Analysis of a SuperTurbocharged Downsized Engine Using 1-D CFD Simulation 2010-01-1231
The VanDyne SuperTurbocharger (SuperTurbo) is a turbocharger with an integral Continuously Variable Transmission (CVT). By changing the gear ratio of the CVT, the SuperTurbo is able to either pull power from the crankshaft to provide a supercharging function, or to function as a turbo-compounder, where energy is taken from the turbine and given to the crankshaft.

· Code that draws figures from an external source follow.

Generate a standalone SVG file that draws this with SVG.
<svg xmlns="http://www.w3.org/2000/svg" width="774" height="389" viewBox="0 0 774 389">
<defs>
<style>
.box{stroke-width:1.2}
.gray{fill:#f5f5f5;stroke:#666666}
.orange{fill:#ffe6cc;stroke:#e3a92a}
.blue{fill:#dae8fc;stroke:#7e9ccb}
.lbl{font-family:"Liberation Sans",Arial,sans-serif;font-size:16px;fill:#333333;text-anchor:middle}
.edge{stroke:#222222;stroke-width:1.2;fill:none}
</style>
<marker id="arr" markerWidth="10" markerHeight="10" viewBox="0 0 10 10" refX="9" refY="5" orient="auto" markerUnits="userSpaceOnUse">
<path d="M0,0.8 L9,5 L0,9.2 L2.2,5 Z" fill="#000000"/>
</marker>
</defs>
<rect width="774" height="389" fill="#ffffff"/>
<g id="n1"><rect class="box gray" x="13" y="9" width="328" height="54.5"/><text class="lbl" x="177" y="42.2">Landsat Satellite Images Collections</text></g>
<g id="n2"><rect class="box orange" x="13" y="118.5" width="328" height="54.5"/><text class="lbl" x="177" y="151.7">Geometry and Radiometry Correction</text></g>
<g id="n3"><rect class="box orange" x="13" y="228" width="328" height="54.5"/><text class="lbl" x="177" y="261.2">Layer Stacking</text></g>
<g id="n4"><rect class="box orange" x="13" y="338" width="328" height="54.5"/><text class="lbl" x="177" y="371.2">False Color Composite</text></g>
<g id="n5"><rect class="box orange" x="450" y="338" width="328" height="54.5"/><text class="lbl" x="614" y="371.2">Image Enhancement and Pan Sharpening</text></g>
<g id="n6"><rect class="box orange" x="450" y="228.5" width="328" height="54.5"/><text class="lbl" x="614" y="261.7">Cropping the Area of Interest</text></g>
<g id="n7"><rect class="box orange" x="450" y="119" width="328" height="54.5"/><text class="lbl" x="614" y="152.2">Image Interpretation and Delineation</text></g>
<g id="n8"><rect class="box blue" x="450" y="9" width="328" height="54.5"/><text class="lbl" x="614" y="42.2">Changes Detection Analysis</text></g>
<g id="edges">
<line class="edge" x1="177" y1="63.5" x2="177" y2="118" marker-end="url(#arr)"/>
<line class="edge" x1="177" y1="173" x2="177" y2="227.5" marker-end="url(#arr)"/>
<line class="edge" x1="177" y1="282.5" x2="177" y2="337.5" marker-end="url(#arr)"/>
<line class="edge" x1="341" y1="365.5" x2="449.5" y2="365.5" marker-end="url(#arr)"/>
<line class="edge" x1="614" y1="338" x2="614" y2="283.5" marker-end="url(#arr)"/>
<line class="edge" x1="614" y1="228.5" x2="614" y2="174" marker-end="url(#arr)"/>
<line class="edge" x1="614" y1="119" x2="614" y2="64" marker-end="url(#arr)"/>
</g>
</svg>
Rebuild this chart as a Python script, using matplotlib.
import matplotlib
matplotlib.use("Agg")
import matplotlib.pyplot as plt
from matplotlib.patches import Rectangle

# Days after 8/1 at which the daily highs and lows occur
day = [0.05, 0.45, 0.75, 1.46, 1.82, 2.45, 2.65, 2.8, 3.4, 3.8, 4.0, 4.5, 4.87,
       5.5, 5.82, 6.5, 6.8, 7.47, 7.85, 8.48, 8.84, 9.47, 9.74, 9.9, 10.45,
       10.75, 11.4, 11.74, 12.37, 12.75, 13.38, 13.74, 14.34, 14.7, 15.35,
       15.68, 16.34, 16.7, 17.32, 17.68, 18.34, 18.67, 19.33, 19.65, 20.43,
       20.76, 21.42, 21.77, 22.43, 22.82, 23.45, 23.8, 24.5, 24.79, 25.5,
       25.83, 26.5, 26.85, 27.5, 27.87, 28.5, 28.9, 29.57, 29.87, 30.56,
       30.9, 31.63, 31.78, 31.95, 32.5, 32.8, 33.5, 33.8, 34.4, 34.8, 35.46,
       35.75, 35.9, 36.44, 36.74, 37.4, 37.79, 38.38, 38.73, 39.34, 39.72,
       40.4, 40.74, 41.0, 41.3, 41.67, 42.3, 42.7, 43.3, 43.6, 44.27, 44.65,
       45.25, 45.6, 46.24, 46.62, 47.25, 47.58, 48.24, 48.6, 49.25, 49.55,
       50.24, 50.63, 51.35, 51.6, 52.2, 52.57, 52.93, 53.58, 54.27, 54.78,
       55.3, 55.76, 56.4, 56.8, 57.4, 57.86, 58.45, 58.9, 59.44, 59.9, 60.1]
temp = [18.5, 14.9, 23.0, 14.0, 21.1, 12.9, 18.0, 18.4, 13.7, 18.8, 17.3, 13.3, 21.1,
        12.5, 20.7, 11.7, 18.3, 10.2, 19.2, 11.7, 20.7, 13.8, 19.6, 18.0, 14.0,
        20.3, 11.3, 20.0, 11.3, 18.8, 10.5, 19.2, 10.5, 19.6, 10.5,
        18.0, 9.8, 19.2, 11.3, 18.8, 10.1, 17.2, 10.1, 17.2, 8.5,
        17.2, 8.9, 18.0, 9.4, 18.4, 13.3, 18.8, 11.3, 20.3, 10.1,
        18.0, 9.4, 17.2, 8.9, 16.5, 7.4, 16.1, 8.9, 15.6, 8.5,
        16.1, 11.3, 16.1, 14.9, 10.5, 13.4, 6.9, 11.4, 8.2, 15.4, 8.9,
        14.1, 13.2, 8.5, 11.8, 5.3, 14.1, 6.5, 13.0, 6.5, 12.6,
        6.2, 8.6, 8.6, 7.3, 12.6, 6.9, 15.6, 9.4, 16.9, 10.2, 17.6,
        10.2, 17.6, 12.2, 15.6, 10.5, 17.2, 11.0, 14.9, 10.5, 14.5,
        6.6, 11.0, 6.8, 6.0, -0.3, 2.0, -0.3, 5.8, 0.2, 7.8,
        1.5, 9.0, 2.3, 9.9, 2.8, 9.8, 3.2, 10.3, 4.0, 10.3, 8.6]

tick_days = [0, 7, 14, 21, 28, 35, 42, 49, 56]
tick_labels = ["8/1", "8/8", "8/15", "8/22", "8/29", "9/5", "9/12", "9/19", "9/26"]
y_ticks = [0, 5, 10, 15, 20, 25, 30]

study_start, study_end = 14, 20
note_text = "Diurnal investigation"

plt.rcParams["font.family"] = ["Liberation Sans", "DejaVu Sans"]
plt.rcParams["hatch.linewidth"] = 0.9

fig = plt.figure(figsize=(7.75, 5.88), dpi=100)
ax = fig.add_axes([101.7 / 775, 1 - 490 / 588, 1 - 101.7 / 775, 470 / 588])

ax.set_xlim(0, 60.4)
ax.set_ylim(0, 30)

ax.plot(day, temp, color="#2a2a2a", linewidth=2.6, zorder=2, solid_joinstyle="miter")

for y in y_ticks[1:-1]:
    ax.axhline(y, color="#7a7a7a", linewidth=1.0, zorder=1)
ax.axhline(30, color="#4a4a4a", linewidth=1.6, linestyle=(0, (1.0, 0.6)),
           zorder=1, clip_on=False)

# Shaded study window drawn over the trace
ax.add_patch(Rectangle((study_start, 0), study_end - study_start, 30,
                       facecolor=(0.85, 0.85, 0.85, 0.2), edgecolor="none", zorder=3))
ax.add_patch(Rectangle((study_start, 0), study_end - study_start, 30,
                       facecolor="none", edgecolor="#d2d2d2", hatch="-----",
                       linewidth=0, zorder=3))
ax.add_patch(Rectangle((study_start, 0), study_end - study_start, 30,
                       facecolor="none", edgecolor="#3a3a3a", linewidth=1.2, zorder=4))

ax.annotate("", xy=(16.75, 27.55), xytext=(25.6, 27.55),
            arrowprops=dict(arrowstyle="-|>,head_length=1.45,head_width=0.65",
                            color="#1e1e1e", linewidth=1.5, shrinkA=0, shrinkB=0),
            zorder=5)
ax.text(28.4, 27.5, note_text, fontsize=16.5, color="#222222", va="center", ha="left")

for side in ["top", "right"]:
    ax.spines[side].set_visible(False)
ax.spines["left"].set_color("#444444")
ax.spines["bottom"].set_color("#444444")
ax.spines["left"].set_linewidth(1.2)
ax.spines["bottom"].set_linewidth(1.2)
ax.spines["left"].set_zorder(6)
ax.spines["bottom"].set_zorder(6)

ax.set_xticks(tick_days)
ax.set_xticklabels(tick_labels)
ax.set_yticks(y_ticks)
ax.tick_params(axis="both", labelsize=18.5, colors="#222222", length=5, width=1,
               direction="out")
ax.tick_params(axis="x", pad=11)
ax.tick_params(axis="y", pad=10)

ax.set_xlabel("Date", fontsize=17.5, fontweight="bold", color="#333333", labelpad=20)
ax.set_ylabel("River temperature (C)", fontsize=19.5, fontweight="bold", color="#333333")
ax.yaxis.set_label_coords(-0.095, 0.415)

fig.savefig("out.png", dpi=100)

The SuperTurbo's supercharger function enhances the transient response of a downsized and turbocharged engine, and the turbo-compounding function offers the opportunity to extract the available exhaust energy from the turbine rather than opening a waste gate.
Using 1-D simulation, it was shown that a 2.0-liter L4 could exceed the torque curve of a 3.2L V6 using a SuperTurbo, and meet the torque curve of a 4.2-liter V8 with a SuperTurbo and a fresh-air bypass configuration. In each case, the part-load efficiency while using the SuperTurbo was better than the baseline engine. For the bypass configuration, the full-load efficiency was better as well. Also shown was the transient response of the system was similar to a naturally aspirated (N/A) engine, even at low engine speeds. Downsizing from a 3.2L improved fuel economy 17%, and downsizing from a 4.2L improved 36% on the NEDC driving cycle
When implemented with a close coupled catalyst and an air bypass configuration, where some fraction of the boost air bypasses the engine and is inserted into the exhaust in front of the turbine, the exhaust temperatures were air cooled so that fuel enrichment was not necessary. The result was a gasoline engine that could run at high brake mean effective pressure (BMEP) at low engine speeds, and because of the special bypass configuration, can go to high loads with a single compressor. A bypass arrangement would not be possible without the supercharger function of the SuperTurbo.